И я принималась играть с самого начала.

Разумеется, я внимательно слушала все, что отец говорил ученикам, ловила каждое его слово, запоминала каждый совет, хотя я и не чувствовала в себе призвания становиться певицей. Я мечтала выучиться и стать настоящей пианисткой – мне хотелось играть, ни о чем не думая, разговаривать с помощью клавиш, послушных моим пальцам, обращаться к сердцу каждого слушателя своей музыкой – так, чтобы меня слушали, затаив дыхание. Музыка жила в моем сердце, пульсировала в кончиках пальцев, постоянно звучала в моей душе, и мне казалось, что это самая прекрасная судьба из всех возможных – играть для других.

Однако моим мечтам не суждено было сбыться. Когда мне исполнилось десять, отца не стало, прекратились и мои уроки музыки, зато мама начала заниматься со мной пением. Услышав, как я вполголоса напеваю что-то, она остановила меня и попросила спеть громче, а затем объявила, что будет заниматься моим голосом.

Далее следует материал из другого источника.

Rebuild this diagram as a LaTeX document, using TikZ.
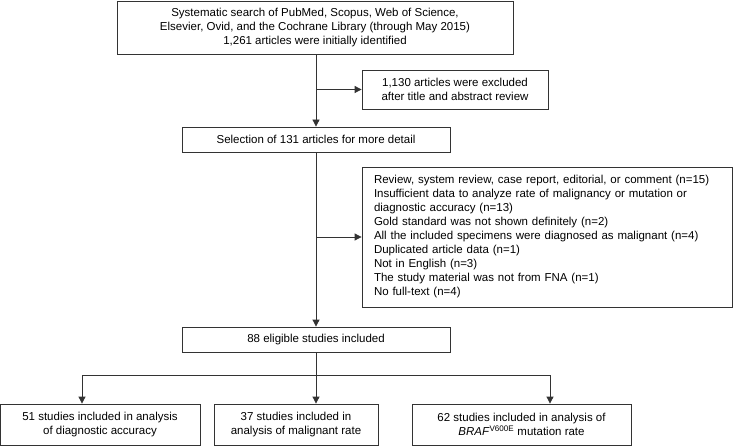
\documentclass[tikz,border=0pt]{standalone}
\usepackage{fontspec}
\setmainfont{Liberation Sans}
\usetikzlibrary{arrows.meta}
\begin{document}
\begin{tikzpicture}[x=1pt,y=-1pt,line width=0.8pt,
	box/.style={draw=black!80,align=center,inner sep=0pt,font=\fontsize{11.5}{14}\selectfont},
	arr/.style={draw=black!80,-{Triangle[length=7pt,width=7pt]}}]
			\def\xmain{316}
			\def\ybr{375}
			\useasboundingbox (0,0) rectangle (735,446);
			\node[box,minimum width=396,minimum height=53] (search) at (315,27.5) {Systematic search of PubMed, Scopus, Web of Science,\\Elsevier, Ovid, and the Cochrane Library (through May 2015)\\1,261 articles were initially identified};
			\node[box,minimum width=186,minimum height=39] (excl) at (455,89.5) {1,130 articles were excluded\\after title and abstract review};
			\node[box,minimum width=268,minimum height=25] (select) at (\xmain,139.5) {Selection of 131 articles for more detail};
			\node[box,align=left,text width=346,minimum width=370,minimum height=140,inner xsep=12] (reasons) at (547,237) {Review, system review, case report, editorial, or comment (n=15)\\Insufficient data to analyze rate of malignancy or mutation or\\diagnostic accuracy (n=13)\\Gold standard was not shown definitely (n=2)\\All the included specimens were diagnosed as malignant (n=4)\\Duplicated article data (n=1)\\Not in English (n=3)\\The study material was not from FNA (n=1)\\No full-text (n=4)};
			\node[box,minimum width=268,minimum height=25] (elig) at (\xmain,339.5) {88 eligible studies included};
			\node[box,minimum width=200,minimum height=41] (diag) at (100,424.5) {51 studies included in analysis\\of diagnostic accuracy};
			\node[box,minimum width=164,minimum height=41] (malig) at (296,424.5) {37 studies included in\\analysis of malignant rate};
			\node[box,minimum width=219,minimum height=41] (braf) at (521.5,424.5) {62 studies included in analysis of\\\textit{BRAF}\textsuperscript{V600E} mutation rate};
			\draw[arr] (search.south -| select.north) -- (select.north);
			\draw[arr] (excl.west -| select.north) -- (excl.west);
			\draw[arr] (select.south) -- (elig.north);
			\draw[arr] (reasons.west -| select.south) -- (reasons.west);
			\coordinate (split) at (\xmain,\ybr);
			\draw[draw=black!80] (elig.south) -- (split);
			\foreach \n/\x in {diag/82,malig/316,braf/550} {
				\coordinate (t\n) at (\x,\ybr);
				\draw[arr] (t\n) -- (\n.north -| t\n);
			}
			\draw[draw=black!80] (tdiag) -- (tbraf);
	\end{tikzpicture}
\end{document}
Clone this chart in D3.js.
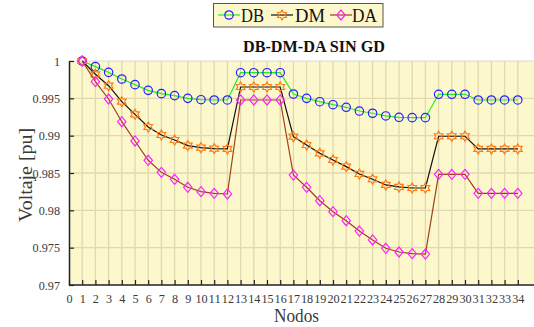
<!DOCTYPE html>
<html><head><meta charset="utf-8">
<script src="https://cdn.jsdelivr.net/npm/d3@7"></script>
<style>body{margin:0;background:#fff}svg{display:block}</style>
</head><body>
<script>
const nodes = d3.range(1, 35);
const xTicks = d3.range(0, 35);
const yTicks = [0.97, 0.975, 0.98, 0.985, 0.99, 0.995, 1];
const seriesNames = ["DB", "DM", "DA"];
const DB = [1, 0.99924, 0.99848, 0.99759, 0.99683, 0.99607, 0.99563, 0.99536, 0.99500, 0.99482, 0.99478, 0.99478,
  0.99843, 0.99843, 0.99843, 0.99843, 0.99558, 0.99500, 0.99455, 0.99415, 0.99380, 0.99330, 0.99300, 0.99264,
  0.99246, 0.99241, 0.99241, 0.99554, 0.99554, 0.99554, 0.99478, 0.99478, 0.99478, 0.99478];
const DM = [1, 0.99822, 0.99669, 0.99455, 0.99286, 0.99116, 0.99009, 0.98942, 0.98866, 0.98839, 0.98826, 0.98822,
  0.99652, 0.99652, 0.99652, 0.99652, 0.98986, 0.98875, 0.98764, 0.98674, 0.98585, 0.98487, 0.98416, 0.98340,
  0.98313, 0.98299, 0.98299, 0.98992, 0.98992, 0.98992, 0.98822, 0.98822, 0.98822, 0.98822];
const DA = [1, 0.99723, 0.99491, 0.99187, 0.98929, 0.98670, 0.98509, 0.98416, 0.98309, 0.98250, 0.98228, 0.98219,
  0.99478, 0.99478, 0.99478, 0.99478, 0.98473, 0.98309, 0.98129, 0.97982, 0.97861, 0.97723, 0.97603, 0.97492,
  0.97442, 0.97420, 0.97415, 0.98482, 0.98482, 0.98482, 0.98228, 0.98228, 0.98228, 0.98228];

const W = 534, H = 327;
const m = {l: 69, t: 61, r: 1, b: 42};
const svg = d3.select("body").append("svg").attr("width", W).attr("height", H);
const x = d3.scaleLinear().domain([0, 35]).range([m.l, 531]);
const y = d3.scaleLinear().domain([0.97, 1]).range([H - m.b, m.t]);
const font = '"Liberation Serif", "Times New Roman", Tinos, "Nimbus Roman", "FreeSerif", "Noto Serif", "DejaVu Serif", serif';
const bg = "#fdf7cc";

// squeeze text to the reference width, whatever font is available
function fit(sel, w) {
  sel.attr("textLength", w).attr("lengthAdjust", "spacingAndGlyphs");
}
const numW = s => s.replace(/\./g, "").length * 6.1 + (s.split(".").length - 1) * 3;

svg.append("rect").attr("x", m.l).attr("y", m.t).attr("width", W - m.l).attr("height", y(0.97) - m.t)
  .attr("fill", bg);
svg.append("line").attr("x1", m.l).attr("x2", W).attr("y1", m.t).attr("y2", m.t).attr("stroke", "#d8d8d8");

// grid
svg.append("g").selectAll("line").data(xTicks.slice(1)).join("line")
  .attr("x1", d => x(d)).attr("x2", d => x(d)).attr("y1", m.t).attr("y2", y(0.97))
  .attr("stroke", "#e0d8b0").attr("stroke-width", 1.3);
svg.append("g").selectAll("line").data(yTicks.slice(1, -1)).join("line")
  .attr("x1", m.l).attr("x2", W).attr("y1", d => y(d)).attr("y2", d => y(d))
  .attr("stroke", "#e0d8b0").attr("stroke-width", 1.3);

// axes
const yFmt = d => String(+d.toFixed(3));
const xAxis = svg.append("g").attr("transform", `translate(0,${y(0.97)})`)
  .call(d3.axisBottom(x).tickValues(xTicks).tickFormat(d3.format("d")).tickSizeInner(-5).tickSizeOuter(0).tickPadding(8));
const yAxis = svg.append("g").attr("transform", `translate(${m.l},0)`)
  .call(d3.axisLeft(y).tickValues(yTicks).tickFormat(yFmt).tickSizeInner(-5).tickSizeOuter(0).tickPadding(9));
[xAxis, yAxis].forEach(a => {
  a.select(".domain").attr("stroke", "#222").attr("stroke-width", 1.5);
  a.selectAll(".tick line").attr("stroke", "#222").attr("stroke-width", 1.2);
  a.selectAll("text").style("font-family", font).style("font-size", "13.5px").attr("fill", "#3a3a3a");
});
xAxis.selectAll("text").each(function(d) { fit(d3.select(this), numW(String(d))); });
yAxis.selectAll("text").each(function(d) { fit(d3.select(this), numW(yFmt(d))); });
xAxis.select(".domain").attr("d", `M${m.l},0H${W}`);

const series = [
  {name: "DB", vals: DB, line: "#22ee22", mark: "#2222ff", sym: "circle"},
  {name: "DM", vals: DM, line: "#111111", mark: "#ff7a10", sym: "hex"},
  {name: "DA", vals: DA, line: "#a0401a", mark: "#ff22ff", sym: "diamond"}
];

function drawMarker(g, sym, cx, cy, color) {
  if (sym === "circle") {
    g.append("circle").attr("cx", cx).attr("cy", cy).attr("r", 4.2)
      .attr("fill", "none").attr("stroke", color).attr("stroke-width", 1.2);
  } else if (sym === "diamond") {
    g.append("path").attr("d", `M${cx},${cy-5}L${cx+4.2},${cy}L${cx},${cy+5}L${cx-4.2},${cy}Z`)
      .attr("fill", "none").attr("stroke", color).attr("stroke-width", 1.2);
  } else {
    const pts = [];
    for (let i = 0; i < 12; i++) {
      const r = i % 2 === 0 ? 5 : 2.9;
      const a = -Math.PI / 2 + i * Math.PI / 6;
      pts.push([cx + r * Math.cos(a), cy + r * Math.sin(a)]);
    }
    g.append("path").attr("d", "M" + pts.map(p => p.join(",")).join("L") + "Z")
      .attr("fill", "none").attr("stroke", color).attr("stroke-width", 1.2);
  }
}

const line = d3.line().x((d, i) => x(nodes[i])).y(d => y(d));
series.forEach(s => {
  const g = svg.append("g");
  g.append("path").attr("d", line(s.vals)).attr("fill", "none").attr("stroke", s.line).attr("stroke-width", 1.2);
  s.vals.forEach((v, i) => drawMarker(g, s.sym, x(nodes[i]), y(v), s.mark));
});

// title & labels
fit(svg.append("text").attr("x", 243).attr("y", 52)
  .style("font-family", font).style("font-weight", "bold").style("font-size", "17px").attr("fill", "#111")
  .text("DB-DM-DA SIN GD"), 142);
fit(svg.append("text").attr("x", 274).attr("y", 322)
  .style("font-family", font).style("font-size", "19px").attr("fill", "#3a3a3a").text("Nodos"), 45);
fit(svg.append("text").attr("transform", "translate(32,222) rotate(-90)")
  .style("font-family", font).style("font-size", "19.5px").attr("fill", "#3a3a3a").text("Voltaje [pu]"), 94);

// legend
const lg = svg.append("g");
lg.append("rect").attr("x", 213.5).attr("y", 3.5).attr("width", 169.5).attr("height", 23.5)
  .attr("fill", bg).attr("stroke", "#555").attr("stroke-width", 1);
const lx = [218, 271, 330];
const tx = [241, 295, 352];
const tw = [23, 30, 25];
series.forEach((s, i) => {
  lg.append("line").attr("x1", lx[i]).attr("x2", lx[i] + 22).attr("y1", 15).attr("y2", 15)
    .attr("stroke", s.line).attr("stroke-width", 1.2);
  drawMarker(lg, s.sym, lx[i] + 11, 15, s.mark);
  fit(lg.append("text").attr("x", tx[i]).attr("y", 22).style("font-family", font).style("font-size", "19px")
    .attr("fill", "#111").text(seriesNames[i]), tw[i]);
});
</script>
</body></html>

Мама, несомненно, знала о пении все, и принялась изо дня в день учить меня. Она учила меня правильно дышать, держать осанку, работала над тембром голоса, его модуляциями, звучанием, над темпом речи и даже выражением лица. Иногда со мной занималась и Мария, когда приезжала к нам в перерывах между концертами, но я все не могла понять, для чего они тратят на меня столько сил. Эти уроки выматывали меня до крайности, пение оказалось тяжелой работой, и я была уверена, что все мои усилия пропадут впустую. Разве смогу я когда-нибудь сравняться с Марией – красавицей Марией, голос которой заставляет слушателей забывать обо всем на свете?